Hadis ini menunjukkan kita dianjurkan memperbanyak amal soleh selama 10 hari pertama dzulhijjah. Apapun bentuk amalnya, karena Nabi shallallahu ‘alaihi wa sallam tidak menentukan amal ibadah khusus selain takbiran dan puasa arafah.

Keempat, Shalat Idul Adha


Dari Anas bin Malik radliallahu ‘anhu, beliau mengatakan,
قدم رسول الله -صلى الله عليه وسلم- المدينة ولهم يومان يلعبون فيهما فقال « ما هذان اليومان ». قالوا كنا نلعب فيهما فى الجاهلية. فقال رسول الله -صلى الله عليه وسلم- « إن الله قد أبدلكم بهما خيرا منهما يوم الأضحى ويوم الفطر ».
Bahwa ketika Nabi shallallahu ‘alaihi wa sallam tiba di Madinah, masyarakat Madinah memiliki dua hari yang mereka rayakan dengan bermain. Kemudian Nabi shallallahu ‘alaihi wa sallam bertanya, “Dua hari apakah ini?” Mereka menjawab, “Kami merayakannya dengan bermain di dua hari ini ketika zaman jahiliyah. Kemudian Nabi shallallahu ‘alaihi wa sallam bersabda, “Sesungguhnya Allah telah memberikan ganti kepada kalian dengan dua hari yang lebih baik: Idul Fitri dan Idul Adha.” (HR. An-Nasa’i, Abu Daud, Ahmad, dan disahihkan al-Albani).

Kelima, Menyembelih Hewan Qurban


Allah berfirman:
فَصَلِّ لِرَبِّكَ وَانْحَرْ
“Laksanakanlah salat untuk Rab-mu dan sembelihlah kurban.” (QS. Al-Kautsar: 2).

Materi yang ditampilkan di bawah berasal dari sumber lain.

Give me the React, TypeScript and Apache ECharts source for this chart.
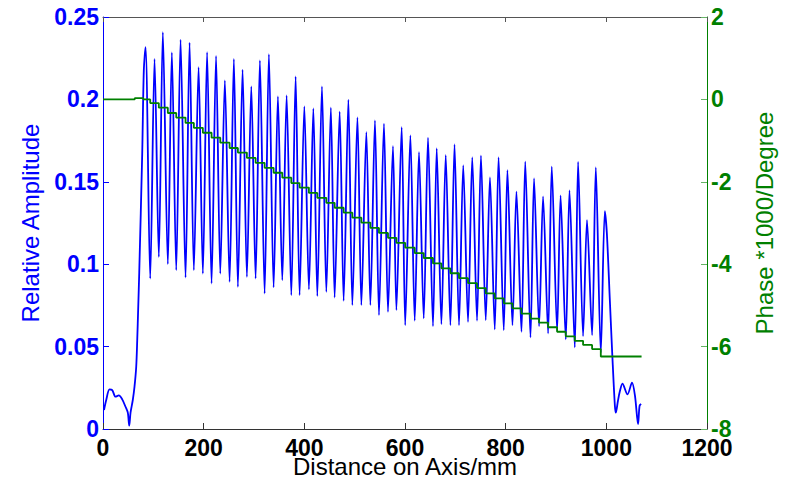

Ibadah qurban memiliki nilai sangat penting, sehingga bagi yang mampu, agar jangan sampai meninggalkannya. Anda bisa perhatikan hadis ini,

Dari Abu Hurairah radliallahu ‘anhu, Nabi shallallahu ‘alaihi wa sallam bersabda,
من كان له سعة ولم يضح فلا يقربن مصلانا
“Siapa yang memililki kelapangan namun dia tidak berkurban maka jangan mendekat ke masjid kami.” (HR. Ahmad dan Ibnu Majah. Dihasankan Al-Albani).

Catatan: Bagi orang yang hendak berkurban, dilarang memotong kuku dan juga rambutnya (bukan kuku dan bulu hewannya) ketika sudah masuk tanggal 1 Dzulhijjah sampai dia memotong hewan kurbannya.

Dari Umu salamah radliallahu ‘anha, dari Nabi shallallahu ‘alaihi wa sallam, bahwa beliau bersabda,
مَن كانَ لَهُ ذِبحٌ يَذبَـحُه فَإِذَا أَهَلَّ هِلاَلُ ذِى الْحِجَّةِ فَلاَ يَأْخُذَنَّ مِنْ شَعْرِهِ وَلاَ مِنْ أَظْفَارِهِ شَيْئًا حَتَّى يُضَحِّىَ
“Barangsiapa yang memiliki hewan yang hendak dia sembelih (di hari raya), jika sudah masuk tanggal 1 Dzulhijjah maka janganlah dia memotong rambutnya dan kukunya sedikitpun, sampai dia menyembelih hewan kurbannya.” (HR. Muslim).